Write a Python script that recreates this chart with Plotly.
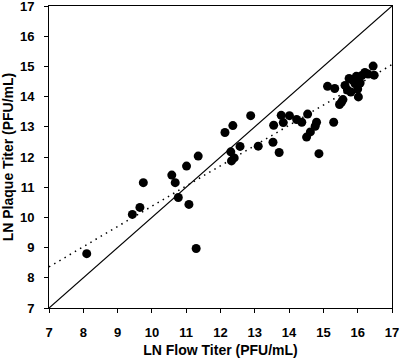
import plotly.graph_objects as go

# Data
flow_titer = [8.10, 9.43, 9.65, 9.75, 10.58, 10.68, 10.77, 11.08, 11.01, 11.35, 11.29,
              12.13, 12.36, 12.88, 12.30, 12.57, 12.32, 12.40, 13.10, 13.55, 13.53, 13.71,
              13.77, 13.83, 14.01, 14.22, 14.37, 14.54, 14.51, 14.62, 14.80, 14.76, 14.87,
              15.30, 15.12, 15.33, 15.47, 15.57, 15.53, 15.63, 15.70, 15.80, 16.02, 15.85,
              15.96, 16.12, 16.21, 16.45, 16.48, 16.07, 15.92, 15.75, 16.30, 16.00]
plaque_titer = [8.80, 10.10, 10.33, 11.15, 11.40, 11.15, 10.66, 10.43, 11.70, 12.03, 8.97,
                12.81, 13.04, 13.37, 12.17, 12.35, 11.87, 11.97, 12.36, 13.05, 12.49, 12.15,
                13.38, 13.14, 13.37, 13.24, 13.15, 13.42, 12.66, 12.83, 13.15, 13.02, 12.11,
                13.15, 14.34, 14.27, 13.74, 13.90, 13.82, 14.37, 14.22, 14.15, 13.99, 14.55,
                14.67, 14.70, 14.80, 15.01, 14.71, 14.45, 14.43, 14.60, 14.75, 14.25]

axis_range = [7, 17]
tick_values = [7, 8, 9, 10, 11, 12, 13, 14, 15, 16, 17]
fit_slope = 0.67
fit_intercept = 3.67

x_title = "LN Flow Titer (PFU/mL)"
y_title = "LN Plaque Titer (PFU/mL)"

fit_x = axis_range
fit_y = [fit_slope * v + fit_intercept for v in fit_x]

fig = go.Figure()
fig.add_trace(go.Scatter(x=axis_range, y=axis_range, mode="lines",
                         line=dict(color="black", width=1.2), showlegend=False,
                         hoverinfo="skip"))
fig.add_trace(go.Scatter(x=fit_x, y=fit_y, mode="lines",
                         line=dict(color="black", width=1.5, dash="1.5px,4.5px"),
                         showlegend=False, hoverinfo="skip"))
fig.add_trace(go.Scatter(x=flow_titer, y=plaque_titer, mode="markers",
                         marker=dict(color="black", size=9, line=dict(width=0)),
                         showlegend=False))

font_family = "Liberation Sans, Arial, sans-serif"
axis_common = dict(
    range=axis_range, tickvals=tick_values, showgrid=False, zeroline=False,
    showline=True, linecolor="black", linewidth=1, mirror=True,
    ticks="outside", ticklen=4, tickcolor="black", tickwidth=1,
    automargin=False, ticklabeloverflow="allow",
    tickfont=dict(family=font_family, size=13, color="black", weight="bold"),
)
title_font = dict(family=font_family, size=14, color="black", weight="bold")
fig.update_layout(
    width=400, height=359,
    margin=dict(l=49, r=8, t=6, b=51),
    plot_bgcolor="white", paper_bgcolor="white",
    xaxis=dict(**axis_common, ticklabelstandoff=8,
               title=dict(text=x_title, standoff=6, font=title_font)),
    yaxis=dict(**axis_common, ticklabelstandoff=7,
               title=dict(text=y_title, standoff=6, font=title_font)),
)
fig.write_html("out.html", config={"displayModeBar": False},
               post_script="document.body.style.margin='0';document.body.style.overflow='hidden';")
######
Task instructions:
Please reproduce the listing exactly from its opening line through the line that contains "fit_y = [fit_slope", both included, with all pictures omitted.

Result:
Write a Python script that recreates this chart with Plotly.
import plotly.graph_objects as go

# Data
flow_titer = [8.10, 9.43, 9.65, 9.75, 10.58, 10.68, 10.77, 11.08, 11.01, 11.35, 11.29,
              12.13, 12.36, 12.88, 12.30, 12.57, 12.32, 12.40, 13.10, 13.55, 13.53, 13.71,
              13.77, 13.83, 14.01, 14.22, 14.37, 14.54, 14.51, 14.62, 14.80, 14.76, 14.87,
              15.30, 15.12, 15.33, 15.47, 15.57, 15.53, 15.63, 15.70, 15.80, 16.02, 15.85,
              15.96, 16.12, 16.21, 16.45, 16.48, 16.07, 15.92, 15.75, 16.30, 16.00]
plaque_titer = [8.80, 10.10, 10.33, 11.15, 11.40, 11.15, 10.66, 10.43, 11.70, 12.03, 8.97,
                12.81, 13.04, 13.37, 12.17, 12.35, 11.87, 11.97, 12.36, 13.05, 12.49, 12.15,
                13.38, 13.14, 13.37, 13.24, 13.15, 13.42, 12.66, 12.83, 13.15, 13.02, 12.11,
                13.15, 14.34, 14.27, 13.74, 13.90, 13.82, 14.37, 14.22, 14.15, 13.99, 14.55,
                14.67, 14.70, 14.80, 15.01, 14.71, 14.45, 14.43, 14.60, 14.75, 14.25]

axis_range = [7, 17]
tick_values = [7, 8, 9, 10, 11, 12, 13, 14, 15, 16, 17]
fit_slope = 0.67
fit_intercept = 3.67

x_title = "LN Flow Titer (PFU/mL)"
y_title = "LN Plaque Titer (PFU/mL)"

fit_x = axis_range
fit_y = [fit_slope * v + fit_intercept for v in fit_x]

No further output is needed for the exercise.